Critics react angrily to revelation that GCHQ intercepted and stored millions of images of people not suspected of wrongdoing
GCHQ’s Optic Nerve surveillance program: ‘Orwell’s 1984 was supposed to be a warning, not an instruction manual’, one critic said. Photograph: EPA
– GCHQ’s interception and storage of Yahoo webcam images condemned (Guardian, Feb 27, 2014):
Politicians and human rights groups have reacted angrily to revelations that Britain’s spy agency intercepted and stored webcam images of millions of people not suspected of any wrongdoing with the aid of its US counterpart.
GCHQ files dating between 2008 and 2010 reveal that a surveillance program codenamed Optic Nerve collected images of Yahoo webcam chats in bulk and saved them to agency databases, regardless of whether individual users were an intelligence target or not.
In one six-month period in 2008 alone, the agency collected webcam images, including substantial quantities of sexually explicit material, from more than 1.8 million Yahoo user accounts globally.
The Tory MP David Davis said:
“We now know that millions of Yahoo account holders were filmed without their knowledge through their webcams, the images of which were subsequently stored by GCHQ and the NSA. This is, frankly, creepy.”
Davis, said it was perfectly proper for the intelligence agencies to use any and all means to target those suspected of terrorism, kidnapping and other serious crimes, but that the indiscriminate nature of the programme was alarming.
“It is entirely improper to extend such intrusive surveillance on a blanket scale to ordinary citizens,” he said.
The Liberal Democrat MP Julian Huppert said he was “absolutely shocked” at the revelation. “This seems like a very clear invasion of privacy, and I simply can not see what the justification is,” he said.
The Optic Nerve documents were provided by the NSA whistleblower Edward Snowden. They show that the programme began as a prototype in 2008 and was still active in 2012.
They chronicle GCHQ’s sustained efforts to keep the large store of sexually explicit material Optic Nerve collected away from the eyes of its staff, though there is little discussion about the privacy implications of storing it in the first place.
The system, eerily reminiscent of the telescreens evoked in George Orwell’s 1984, was used for experiments in automated facial recognition to monitor GCHQ’s existing targets, and to identity new ones.

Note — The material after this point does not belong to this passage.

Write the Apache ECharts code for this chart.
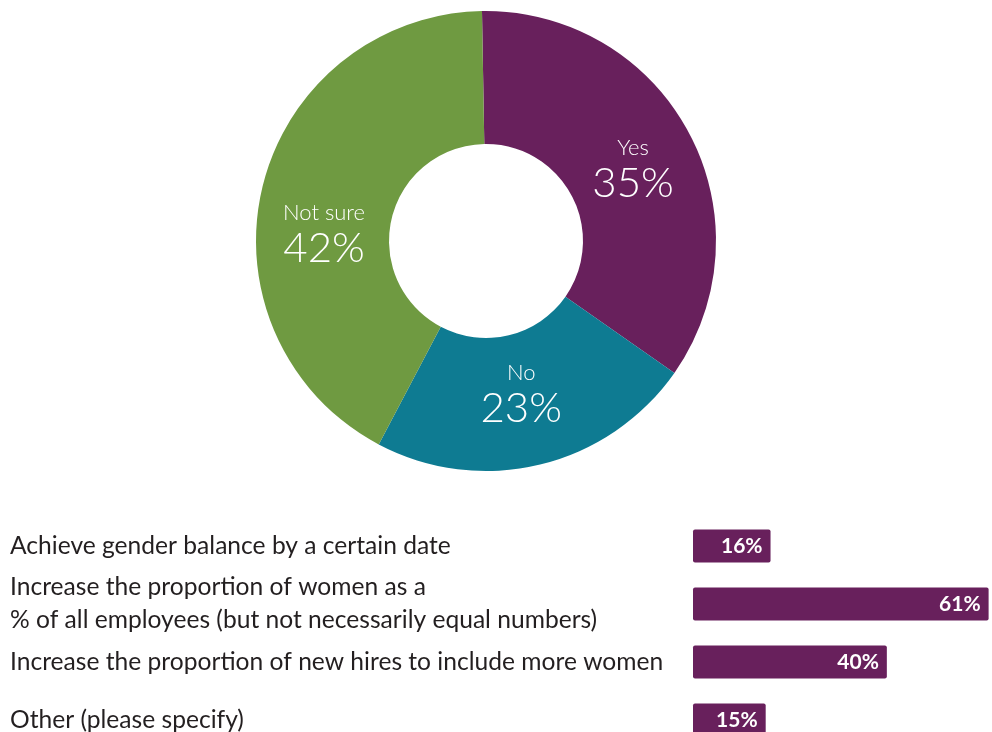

Nick Pickles, the director of the civil liberties campaign group Big Brother Watch, said intercepting and taking photographs from millions of people’s webcam chats was “as creepy as it gets”.
“We have CCTV on our streets and now we have GCHQ in our homes. It is right that the security services can target people and tap their communications, but they should not be doing it to millions of people. This is an indiscriminate and intimate intrusion on people’s privacy.”
Pickles said it was a further example of how the legal and oversight regimes for the security services had failed to keep pace with technological advances.
“It is becoming increasingly obvious how badly the law has failed to keep pace with technology, and how urgently we need a comprehensive review of surveillance law and oversight structures.
“As more people buy technology with built-in cameras, from Xbox Kinect to laptops and smart TVs, we need to be sure that the law does not allow for them to be routinely accessed when there is no suspicion of any wrongdoing. Orwell’s 1984 was supposed to be a warning, not an instruction manual.”
Carly Nyst, Privacy International’s legal director, said the revelation underlined the importance of democratic societies being able to limit the activities of intelligence agencies.
“Today we’ve found out that the way we now use technology to stay in touch with friends, family and loved ones means many of our most private thoughts and experiences are available for viewing by GCHQ. How can collecting and storing these intimate moments possibly help protect national security?
Alex Abdo, from the American Civil Liberties Union, described the revelations as “truly shocking”.
“[It] underscores the importance of the debate on privacy now taking place and the reforms being considered. In a world in which there is no technological barrier to pervasive surveillance, the scope of the government’s surveillance activities must be decided by the public, not secretive spy agencies interpreting secret legal authorities.”